I have a coupe and I have an extra targa brace sitting around and was thinking of doing that same mod. was going to drill into the cabin and run some stainless steel bolts thru teh brace into the cabin. it would be covered by the leather top bolster ya know.
 
I have the STMPO reat strut brace and DO notice a very real difference in the flex and stiffness - ex: rear view mirror does not seem to vibrate as much, and when approach my driveway from an angle (so not to scrape chin spoiler) it just seems to stay real stiff...can't really explain, but you can feel it ....for street driving only, have had NO cons...only PROS... of course I am in a "T" with almost 90% of the driving with roof off...so effect is substantial.
 
STMPO Rear Strut Tower Brace

I just installed a STMPO rear strut tower brace on my 99 Targa. After much review and researching, I decided to go with this bar versus the one from SoS. Maybe it had more to do with cost, but I did like the "beefy" look of this bar in comparison (to the SoS one). Seemed like more value for the money?!? In any regards, this thing was a pain-in-the-you-know-what to put on!!! But Ross from STMPO provided some helpful tips! I was fearful from reading a lot of the post on a closed thread here on the forum that a lot of the users had to cut and/or modify their bars to fit. This is what I did. After removing the existing strut tower bar, you'll have to remove the plastic cover that covers up the 3rd bolt of the shock tower. There's about 5 little screws; it was pretty straightforward. You'll have to lift the trunk a bit to get to the screws in the back. Then, I loosely attached the STMPO bar to the firewall with both bolts. Then, you really do need to "jack" one side of the car up, remove the wheel on the side you are working on and I had to jump on the brake calibers to get the strut tower bolts to sink just a little so that the holes of the RSTB would align. This was done on the other side as well. All-in-all, the job will take about 1 1/2 hrs. Yup! It really wasn't as easy as it looked. I do feel that the car is more stiff than running the stock bar and it was great; otherwise, I would have felt that it was $670 gone to waste. Asians hate that!!! Ross from STMPO was easy to talk to and responded well when left a voice mail. Looking to add a bit more bars in the front, so...I would definitely looks at the STMPO line.


168.jpg
 
I have had the STMPO RTSB for quite some time and it definitely does what Ross intended it to do, stiffens up the chassis/cowl (and it looks nice too)

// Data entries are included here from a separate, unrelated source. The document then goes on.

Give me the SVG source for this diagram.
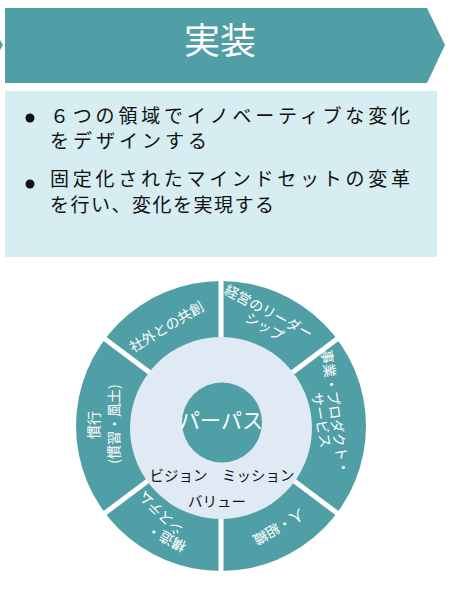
<svg xmlns="http://www.w3.org/2000/svg" width="468" height="600" viewBox="0 0 468 600">
<style>
.jp{font-family:"Noto Sans CJK JP","Noto Sans",sans-serif;}
.seg{fill:#FFFFFF;font-size:14px;text-anchor:middle;dominant-baseline:central;}
.teal{fill:#519FA6;}
.body{fill:#111111;font-size:19px;}
.div{stroke:#FFFFFF;stroke-width:5;}
</style>
<rect width="468" height="600" fill="#FFFFFF"/>
<g id="header">
<polygon class="teal" points="0,40 3,45 0,50"/>
<polygon class="teal" points="5,8 427,8 445,45 427,83 5,83"/>
<text class="jp" x="220" y="54" font-size="36" fill="#FFFFFF" text-anchor="middle">実装</text>
</g>
<g id="textbox">
<rect x="5" y="91" width="432" height="166" fill="#D6EEF2"/>
<circle cx="30" cy="118" r="4.5" fill="#111111"/>
<circle cx="30" cy="184" r="4.5" fill="#111111"/>
<text class="jp body" x="50" y="123" textLength="360" lengthAdjust="spacing">６つの領域でイノベーティブな変化</text>
<text class="jp body" x="50" y="148" textLength="157" lengthAdjust="spacing">をデザインする</text>
<text class="jp body" x="50" y="186" textLength="360" lengthAdjust="spacing">固定化されたマインドセットの変革</text>
<text class="jp body" x="50" y="212" textLength="224" lengthAdjust="spacing">を行い、変化を実現する</text>
</g>
<g id="ring">
<circle class="teal" cx="221" cy="426" r="145"/>
</g>
<g id="connectors">
<line class="div" x1="221" y1="426" x2="221" y2="276"/>
<line class="div" x1="221" y1="426" x2="221" y2="576"/>
<line class="div" x1="221" y1="426" x2="341" y2="336"/>
<line class="div" x1="221" y1="426" x2="101" y2="336"/>
<line class="div" x1="221" y1="426" x2="101" y2="516"/>
<line class="div" x1="221" y1="426" x2="341" y2="516"/>
</g>
<g id="seg-kyoso">
<text class="jp seg" font-size="15" transform="translate(166,326) rotate(-31)">社外との共創</text>
</g>
<g id="seg-leadership">
<text class="jp seg" transform="translate(269,311) rotate(28)">経営のリーダー</text>
<text class="jp seg" transform="translate(265,326) rotate(30)">シップ</text>
</g>
<g id="seg-business">
<text class="jp seg" transform="translate(336,412) rotate(82)">事業・プロダクト・</text>
<text class="jp seg" transform="translate(322,420) rotate(80)">サービス</text>
</g>
<g id="seg-people">
<text class="jp seg" font-size="12.5" transform="translate(279,528) rotate(150)">人・組織</text>
</g>
<g id="seg-structure">
<text class="jp seg" font-size="12" transform="translate(166,539) rotate(-153)">構造・</text>
<text class="jp seg" font-size="12" transform="translate(160,514) rotate(-135)">システム</text>
</g>
<g id="seg-custom">
<text class="jp seg" font-size="14.5" transform="translate(93,425) rotate(-90)">慣行</text>
<text class="jp seg" font-size="13" transform="translate(113,424) rotate(-90)">(慣習・風土)</text>
</g>
<g id="center">
<circle cx="221" cy="428" r="91" fill="#DFEAF4"/>
<circle class="teal" cx="222" cy="422.5" r="40"/>
<text class="jp" x="221" y="419" font-size="21" fill="#FFFFFF" text-anchor="middle" dominant-baseline="central">パーパス</text>
<text class="jp" x="222" y="474" font-size="14.5" fill="#111111" text-anchor="middle" dominant-baseline="central">ビジョン　ミッション</text>
<text class="jp" x="217" y="500" font-size="14.5" fill="#111111" text-anchor="middle" dominant-baseline="central">バリュー</text>
</g>
</svg>
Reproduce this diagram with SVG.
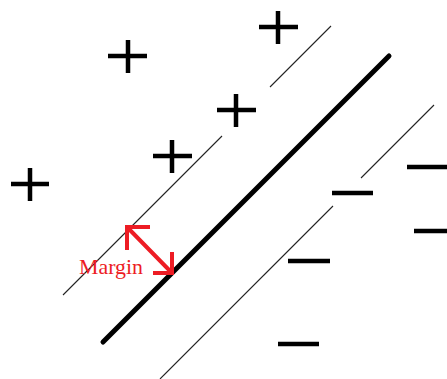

One thing, check your vacuum line clearance and adjust/press the lines downward or mod the bar.
#1 vacuum line may rub on it where I have placed the red circle on your picture

168wcircle.jpg
 
but your brace isnt doing anything that the original one did since your is not bolted to the firewall.

IMG_0733.jpg

- - - Updated - - -

the arrows are where the bolts should go.
 
I just installed a STMPO rear strut tower brace on my 99 Targa. After much review and researching, I decided to go with this bar versus the one from SoS. Maybe it had more to do with cost, but I did like the "beefy" look of this bar in comparison (to the SoS one). Seemed like more value for the money?!? In any regards, this thing was a pain-in-the-you-know-what to put on!!! But Ross from STMPO provided some helpful tips! I was fearful from reading a lot of the post on a closed thread here on the forum that a lot of the users had to cut and/or modify their bars to fit. This is what I did. After removing the existing strut tower bar, you'll have to remove the plastic cover that covers up the 3rd bolt of the shock tower. There's about 5 little screws; it was pretty straightforward. You'll have to lift the trunk a bit to get to the screws in the back. Then, I loosely attached the STMPO bar to the firewall with both bolts. Then, you really do need to "jack" one side of the car up, remove the wheel on the side you are working on and I had to jump on the brake calibers to get the strut tower bolts to sink just a little so that the holes of the RSTB would align. This was done on the other side as well. All-in-all, the job will take about 1 1/2 hrs. Yup! It really wasn't as easy as it looked. I do feel that the car is more stiff than running the stock bar and it was great; otherwise, I would have felt that it was $670 gone to waste. Asians hate that!!! Ross from STMPO was easy to talk to and responded well when left a voice mail. Looking to add a bit more bars in the front, so...I would definitely looks at the STMPO line.


View attachment 98838

really curious as to why you and everyone had to go through so much trouble to install. jacking the car and taking off wheels etc. mine was pretty straight forward. i took my time so about 30 mins. unbolted the old one and bolted the new one in.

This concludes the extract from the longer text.